## Available data
---+---

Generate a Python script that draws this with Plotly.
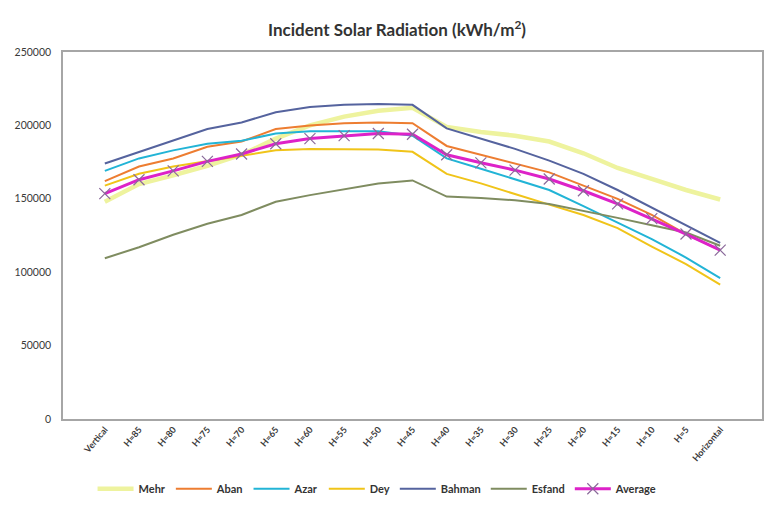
import plotly.graph_objects as go

# Tilt categories from vertical to horizontal
categories = ["Vertical", "H=85", "H=80", "H=75", "H=70", "H=65", "H=60", "H=55",
              "H=50", "H=45", "H=40", "H=35", "H=30", "H=25", "H=20", "H=15",
              "H=10", "H=5", "Horizontal"]

# Monthly incident solar radiation (kWh/m2)
mehr = [148000, 160000, 166000, 172500, 180000, 191000, 200000, 206000, 210000, 212000,
        199000, 195500, 193000, 189000, 181000, 171000, 163500, 156000, 149500]
aban = [162000, 172000, 177500, 185500, 189000, 197500, 200000, 201500, 202000, 201500,
        186000, 180000, 174000, 168000, 159000, 150000, 139000, 126000, 115000]
azar = [169000, 177500, 183000, 187500, 189500, 194500, 196000, 196000, 196000, 193000,
        177500, 170500, 163500, 156000, 145000, 134000, 122500, 110000, 96000]
dey = [159000, 167000, 172000, 175500, 179500, 183000, 184000, 184000, 183500, 182000,
       167000, 160500, 153000, 146000, 139000, 130000, 117500, 105500, 91500]
bahman = [174000, 182000, 189500, 197500, 202000, 209000, 212500, 214000, 214500, 214000,
          198000, 191000, 184000, 176000, 167000, 156000, 144000, 132000, 120000]
esfand = [109500, 117000, 125500, 133000, 139000, 148000, 152500, 156500, 160500, 162500,
          151500, 150500, 149000, 146500, 142000, 137000, 132000, 127000, 118000]
average = [153500, 163000, 169000, 175500, 180500, 187500, 191000, 193000, 194500, 194000,
           180000, 174500, 169500, 163500, 155500, 146500, 136500, 126000, 115000]

y_ticks = [0, 50000, 100000, 150000, 200000, 250000]

series = [
    ("Mehr", mehr, "#eef39e", 4.5),
    ("Aban", aban, "#ed7d31", 2),
    ("Azar", azar, "#22b4d6", 2),
    ("Dey", dey, "#f0c419", 2),
    ("Bahman", bahman, "#55639e", 2),
    ("Esfand", esfand, "#7f8c60", 2),
]

FONT = "Lato, 'Open Sans', sans-serif"

fig = go.Figure()
for name, vals, color, width in series:
    fig.add_trace(go.Scatter(x=categories, y=vals, name=f"<b>{name}</b>", mode="lines",
                             line=dict(color=color, width=width)))

fig.add_trace(go.Scatter(
    x=categories, y=average, name="<b>Average</b>", mode="lines+markers",
    line=dict(color="#dd22c8", width=3),
    marker=dict(symbol="x-thin-open", size=11,
                line=dict(color="#8a6a9a", width=1.2), color="#8a6a9a"),
))

fig.update_layout(
    width=767, height=506,
    margin=dict(l=63, r=3, t=52, b=82),
    paper_bgcolor="white", plot_bgcolor="white",
    title=dict(text="<b>Incident Solar Radiation (kWh/m<sup>2</sup>)</b>",
               x=397 / 767, xanchor="center", y=1 - 30 / 506, yanchor="middle",
               font=dict(family=FONT, size=17, color="#333333")),
    showlegend=True,
    legend=dict(orientation="h", x=0.45, xanchor="center", y=-0.19, yanchor="middle",
                font=dict(family=FONT, size=11, color="#333333"),
                itemwidth=36, bgcolor="rgba(0,0,0,0)"),
    xaxis=dict(showgrid=False, zeroline=False, showline=True, linecolor="#a6a6a6",
               linewidth=1.5, mirror=True, tickangle=-50, ticks="",
               tickfont=dict(family=FONT, size=9, color="#3a3a3a"),
               tickprefix="<b>", ticksuffix="</b>"),
    yaxis=dict(range=[0, 250000], tickvals=y_ticks, showgrid=False, zeroline=False,
               showline=True, linecolor="#a6a6a6", linewidth=1.5, mirror=True,
               ticks="", tickformat="d", ticklabelstandoff=8,
               tickfont=dict(family=FONT, size=10.5, color="#3a3a3a"),
               tickprefix="<b>", ticksuffix="</b>"),
)

fig.write_html("out.html")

---+---

## Problem to work on
Omit every picture, then repeat the remaining data exactly as it appears above.

## Answer to the task
Generate a Python script that draws this with Plotly.
import plotly.graph_objects as go

# Tilt categories from vertical to horizontal
categories = ["Vertical", "H=85", "H=80", "H=75", "H=70", "H=65", "H=60", "H=55",
              "H=50", "H=45", "H=40", "H=35", "H=30", "H=25", "H=20", "H=15",
              "H=10", "H=5", "Horizontal"]

# Monthly incident solar radiation (kWh/m2)
mehr = [148000, 160000, 166000, 172500, 180000, 191000, 200000, 206000, 210000, 212000,
        199000, 195500, 193000, 189000, 181000, 171000, 163500, 156000, 149500]
aban = [162000, 172000, 177500, 185500, 189000, 197500, 200000, 201500, 202000, 201500,
        186000, 180000, 174000, 168000, 159000, 150000, 139000, 126000, 115000]
azar = [169000, 177500, 183000, 187500, 189500, 194500, 196000, 196000, 196000, 193000,
        177500, 170500, 163500, 156000, 145000, 134000, 122500, 110000, 96000]
dey = [159000, 167000, 172000, 175500, 179500, 183000, 184000, 184000, 183500, 182000,
       167000, 160500, 153000, 146000, 139000, 130000, 117500, 105500, 91500]
bahman = [174000, 182000, 189500, 197500, 202000, 209000, 212500, 214000, 214500, 214000,
          198000, 191000, 184000, 176000, 167000, 156000, 144000, 132000, 120000]
esfand = [109500, 117000, 125500, 133000, 139000, 148000, 152500, 156500, 160500, 162500,
          151500, 150500, 149000, 146500, 142000, 137000, 132000, 127000, 118000]
average = [153500, 163000, 169000, 175500, 180500, 187500, 191000, 193000, 194500, 194000,
           180000, 174500, 169500, 163500, 155500, 146500, 136500, 126000, 115000]

y_ticks = [0, 50000, 100000, 150000, 200000, 250000]

series = [
    ("Mehr", mehr, "#eef39e", 4.5),
    ("Aban", aban, "#ed7d31", 2),
    ("Azar", azar, "#22b4d6", 2),
    ("Dey", dey, "#f0c419", 2),
    ("Bahman", bahman, "#55639e", 2),
    ("Esfand", esfand, "#7f8c60", 2),
]

FONT = "Lato, 'Open Sans', sans-serif"

fig = go.Figure()
for name, vals, color, width in series:
    fig.add_trace(go.Scatter(x=categories, y=vals, name=f"<b>{name}</b>", mode="lines",
                             line=dict(color=color, width=width)))

fig.add_trace(go.Scatter(
    x=categories, y=average, name="<b>Average</b>", mode="lines+markers",
    line=dict(color="#dd22c8", width=3),
    marker=dict(symbol="x-thin-open", size=11,
                line=dict(color="#8a6a9a", width=1.2), color="#8a6a9a"),
))

fig.update_layout(
    width=767, height=506,
    margin=dict(l=63, r=3, t=52, b=82),
    paper_bgcolor="white", plot_bgcolor="white",
    title=dict(text="<b>Incident Solar Radiation (kWh/m<sup>2</sup>)</b>",
               x=397 / 767, xanchor="center", y=1 - 30 / 506, yanchor="middle",
               font=dict(family=FONT, size=17, color="#333333")),
    showlegend=True,
    legend=dict(orientation="h", x=0.45, xanchor="center", y=-0.19, yanchor="middle",
                font=dict(family=FONT, size=11, color="#333333"),
                itemwidth=36, bgcolor="rgba(0,0,0,0)"),
    xaxis=dict(showgrid=False, zeroline=False, showline=True, linecolor="#a6a6a6",
               linewidth=1.5, mirror=True, tickangle=-50, ticks="",
               tickfont=dict(family=FONT, size=9, color="#3a3a3a"),
               tickprefix="<b>", ticksuffix="</b>"),
    yaxis=dict(range=[0, 250000], tickvals=y_ticks, showgrid=False, zeroline=False,
               showline=True, linecolor="#a6a6a6", linewidth=1.5, mirror=True,
               ticks="", tickformat="d", ticklabelstandoff=8,
               tickfont=dict(family=FONT, size=10.5, color="#3a3a3a"),
               tickprefix="<b>", ticksuffix="</b>"),
)

fig.write_html("out.html")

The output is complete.